Мышецкий замер при виде своей сестры.

– Авдотья, – поднял он на нее глаза, – здравствуй.

– Здравствуй, брат, – еле слышно ответила Додо…

Видно, что к этому свиданию она готовилась изрядно. Костюм почти театральный, сама же бледная, робкая и покорная. Мужчины шли следом за нею по длинному коридору больницы, а впереди, вся в черных шелках, быстро выступала Додо; в руке она держала молитвенник, с запястья свешивались, бренча, четки. Никто не предупреждал ее – Додо вдруг сама, повинуясь интуиции, остановилась возле дверей палаты, именно той, в которой лежал Петя.

– Здесь? – шепнула она и побледнела еще больше; в этот момент она была хороша, очень хороша… Даже прокурор подбоченился, а дворник стал сморкаться в передник, заворачивая его к носу от самых колен.

– Хоре-то, – говорил он, – хоре-то какое, хосподи…

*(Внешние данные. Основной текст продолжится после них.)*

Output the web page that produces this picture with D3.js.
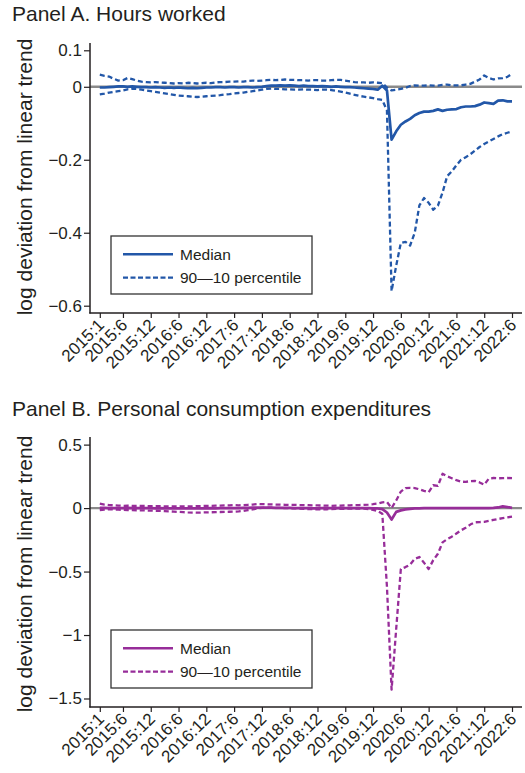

Петя лежал на белом, из белых бинтов глядел один жуткий глаз его, как линза, и торчала из повязки, обветренная и подсохшая, кость руки. Он увидел Додо, и глаз его сразу зажмурился, плавая в слезах. Додо кинулась к постели, упала в ногах и вдруг поползла к мужу – дергаясь коленями, бормоча. Руки ее всплескивались – бились над головой, как два крыла. Первое рыдание Додо огласило палату – почти вопль!